The Emerging Tech War: America’s Edge in Manipulating Time and Space

Written on 17 April 2025.

The Emerging Tech War: America’s Edge in Manipulating Time and Space

In a stunning and perhaps historic shift, top-level officials in the current Trump administration have begun openly hinting—if not outright admitting—that the United States possesses technology far more advanced than most people realize. Director of the White House Office of Science and Technology Policy, Michael Kratsios, recently delivered a major policy address that included the following statement:

"Our technologies permit us to manipulate time and space."

Such a statement, made by the sitting President’s top science advisor, is not mere political theater. Kratsios’s role involves setting the direction of American science and technology policy. His words carry weight, and this specific phrase has caught the attention of analysts, whistleblowers, and alternative media commentators alike.

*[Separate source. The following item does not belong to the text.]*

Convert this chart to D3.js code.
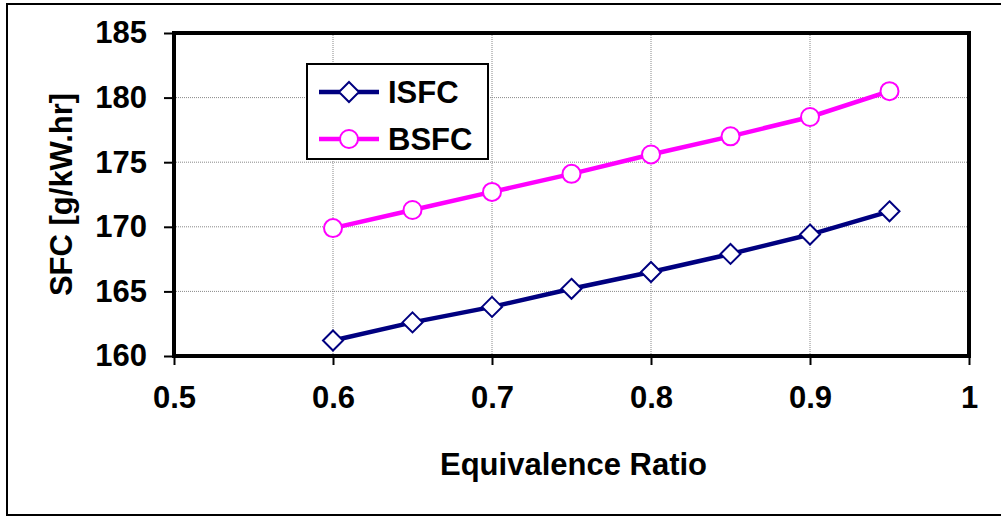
<!DOCTYPE html>
<html>
<head>
<meta charset="utf-8">
<script src="https://cdn.jsdelivr.net/npm/d3@7"></script>
<style>
  html, body { margin: 0; padding: 0; background: #fff; }
  svg { display: block; }
  text { font-family: "Liberation Sans", Arial, sans-serif; font-weight: bold; fill: #000; }
</style>
</head>
<body>
<svg id="chart" width="1001" height="516"></svg>
<script>
const equivRatio = [0.6, 0.65, 0.7, 0.75, 0.8, 0.85, 0.9, 0.95];
const isfc = [161.2, 162.6, 163.8, 165.2, 166.5, 167.9, 169.4, 171.2];
const bsfc = [169.9, 171.3, 172.7, 174.1, 175.6, 177.0, 178.5, 180.5];
const xTicks = [0.5, 0.6, 0.7, 0.8, 0.9, 1.0];
const yTicks = [160, 165, 170, 175, 180, 185];
const seriesNames = ["ISFC", "BSFC"];
const xTitle = "Equivalence Ratio";
const yTitle = "SFC [g/kW.hr]";

const svg = d3.select("#chart");
const L = 174, R = 969, T = 33, B = 356;

const x = d3.scaleLinear().domain([0.5, 1.0]).range([L, R]);
const y = d3.scaleLinear().domain([160, 185]).range([B, T]);

// outer frame
svg.append("rect").attr("x", 7).attr("y", 4).attr("width", 1000).attr("height", 511)
  .attr("fill", "#fff").attr("stroke", "#000").attr("stroke-width", 2);

// grid
const grid = svg.append("g");
grid.selectAll("line.gx").data(xTicks.filter(d => d > 0.5 && d < 1.0)).enter().append("line")
  .attr("x1", d => x(d)).attr("x2", d => x(d)).attr("y1", T).attr("y2", B)
  .attr("stroke", "#888").attr("stroke-width", 1).attr("stroke-dasharray", "1,1");
grid.selectAll("line.gy").data(yTicks.filter(d => d > 160 && d < 185)).enter().append("line")
  .attr("x1", L).attr("x2", R).attr("y1", d => y(d)).attr("y2", d => y(d))
  .attr("stroke", "#888").attr("stroke-width", 1).attr("stroke-dasharray", "1,1");

// plot border
svg.append("rect").attr("x", L).attr("y", T).attr("width", R - L).attr("height", B - T)
  .attr("fill", "none").attr("stroke", "#000").attr("stroke-width", 4);

// axes
const xAxis = svg.append("g").attr("transform", `translate(0,${B})`)
  .call(d3.axisBottom(x).tickValues(xTicks).tickFormat(d => d === 1 ? "1" : d3.format(".1f")(d)).tickSize(9).tickPadding(21));
xAxis.select(".domain").remove();
xAxis.selectAll(".tick line").attr("stroke", "#000").attr("stroke-width", 2);
xAxis.selectAll("text").style("font-size", "31px").attr("font-family", null).attr("fill", "#000");

const yAxis = svg.append("g").attr("transform", `translate(${L},0)`)
  .call(d3.axisLeft(y).tickValues(yTicks).tickSize(10).tickPadding(17));
yAxis.select(".domain").remove();
yAxis.selectAll(".tick line").attr("stroke", "#000").attr("stroke-width", 2);
yAxis.selectAll("text").style("font-size", "31px").attr("font-family", null).attr("fill", "#000");

// titles
svg.append("text").attr("x", (L + R) / 2 + 2).attr("y", 475).attr("text-anchor", "middle")
  .style("font-size", "31px").text(xTitle);
svg.append("text").attr("transform", `translate(72,${(T + B) / 2}) rotate(-90)`)
  .attr("text-anchor", "middle").style("font-size", "31px").text(yTitle);

// series
const colors = ["#000080", "#FF00FF"];
const data = [isfc, bsfc];
const line = d3.line().x((d, i) => x(equivRatio[i])).y(d => y(d));
const diamond = r => `M0,${-r}L${r},0L0,${r}L${-r},0Z`;

data.forEach((vals, si) => {
  svg.append("path").datum(vals).attr("d", line).attr("fill", "none")
    .attr("stroke", colors[si]).attr("stroke-width", 4.5);
  const g = svg.append("g");
  if (si === 0) {
    g.selectAll("path").data(vals).enter().append("path")
      .attr("d", diamond(10))
      .attr("transform", (d, i) => `translate(${x(equivRatio[i])},${y(d)})`)
      .attr("fill", "#fff").attr("stroke", colors[si]).attr("stroke-width", 2);
  } else {
    g.selectAll("circle").data(vals).enter().append("circle")
      .attr("cx", (d, i) => x(equivRatio[i])).attr("cy", d => y(d)).attr("r", 9)
      .attr("fill", "#fff").attr("stroke", colors[si]).attr("stroke-width", 2);
  }
});

// legend
const lg = svg.append("g");
lg.append("rect").attr("x", 307).attr("y", 64).attr("width", 181).attr("height", 95)
  .attr("fill", "#fff").attr("stroke", "#000").attr("stroke-width", 2);
const rowsY = [92, 139];
seriesNames.forEach((name, i) => {
  lg.append("line").attr("x1", 319).attr("x2", 379).attr("y1", rowsY[i]).attr("y2", rowsY[i])
    .attr("stroke", colors[i]).attr("stroke-width", 4.5);
  if (i === 0) {
    lg.append("path").attr("d", diamond(10)).attr("transform", `translate(349,${rowsY[i]})`)
      .attr("fill", "#fff").attr("stroke", colors[i]).attr("stroke-width", 2);
  } else {
    lg.append("circle").attr("cx", 349).attr("cy", rowsY[i]).attr("r", 9)
      .attr("fill", "#fff").attr("stroke", colors[i]).attr("stroke-width", 2);
  }
  lg.append("text").attr("x", 388).attr("y", rowsY[i]).attr("dy", "0.36em")
    .style("font-size", "31px").text(name);
});
</script>
</body>
</html>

Is This a Soft Disclosure?

The timing of Kratsios’s remarks comes amidst increasing geopolitical tension—between the U.S. and China, NATO and Russia, and renewed efforts to block Iran’s nuclear capabilities. While mainstream narratives focus on trade, migration, and military policy, there’s a growing sense that the real battleground is hidden: a race to dominate the planet through civilization-altering technology.

This echoes long-standing warnings from voices like Alex Jones, who has repeatedly stated that an elite power structure is vying to control advanced technologies, many of which may have originated from reverse-engineered non-human craft. If one nation or alliance successfully weaponizes these first—teleportation, anti-gravity propulsion, limitless energy delivery from orbit—they could conceivably rule the planet indefinitely.

What the Speech Reveals

Kratsios’s full speech was a sweeping critique of regulatory stagnation and a passionate call for technological renewal. It referenced historical milestones like the Apollo missions, the X-15 rocket plane, and the invention of the Internet as part of America's scientific legacy. But what stood out was this vision of the future:

"We can build in new ways that let us do more with less, or we can borrow from the future. We have chosen to borrow from that future again and again. Our choice as a civilization is technology or debt. And we have chosen debt. Today, we choose a better way."

He described a world in which American technologies could eliminate distance, wirelessly deliver energy from space, and make things grow—language that aligns closely with long-rumored suppressed innovations from the Tesla era, and with recent disclosures about potential non-human craft retrievals.

The Kwast Connection

General Steven Kwast, a retired USAF Lt. General with access to classified programs, has independently echoed these claims. Kwast stated:

"This technology can be built today... to deliver any human being from any place on planet Earth to any other place in less than an hour."

He also mentioned wireless energy and information transfer from orbit—ideas that suggest the beginning of a new era in global infrastructure, one no longer dependent on terrestrial grids or physical transport systems. The implications are immense: such a system could also, in theory, be used to disable or destroy a rival nation's energy grid from orbit, without deploying traditional weapons.

Trump’s Own Hints

President Trump himself has made statements alluding to ultra-advanced weapons systems:

"We have weaponry that nobody has any idea what it is, and it is the most powerful weapons in the world that we have."

These cryptic comments have added fuel to the speculation that the U.S. has already surpassed known military and civilian technology standards—and that this may be the true source of confidence behind current geopolitical posturing.

Strategic Implications

This underlying race for control of paradigm-shifting technology may in fact be the hidden root of today’s geopolitical conflicts. While the public sees disputes over pipelines, tariffs, and treaties, behind the scenes it may be a struggle to determine which nation—or alliance—secures technological supremacy and, with it, effective control over the future of the planet.

If America has indeed achieved mastery over such technology, it explains the bolder international strategy—tariffs on China, decoupling of supply chains, the push for energy independence, and attempts to halt Iran’s nuclear progress. The subtext becomes clear: we are in a new arms race not for nuclear superiority, but for technological supremacy at the deepest level.

From Alex Jones’s long-standing warnings to official military whistleblowers, a clear pattern emerges: the side that operationalizes these systems first—whether teleportation, anti-gravity vehicles, or space-based wireless power—will shape the next century of civilization. And perhaps, as some believe, they will try to ensure no one else ever catches up.

The potential to disable entire power grids from orbit represents a dramatic shift in warfare and deterrence strategy. If this technology is operational, it would mean the ability to neutralize nations without a single missile launch—purely through space-based domination of infrastructure.

Conclusion

Whether Kratsios’s remarks are a form of soft disclosure, a strategic bluff, or an announcement of imminent rollout, one thing is clear: the technological frontier we’ve heard rumors about for decades is no longer fiction. It is policy. It is national security. And it is unfolding in front of our eyes.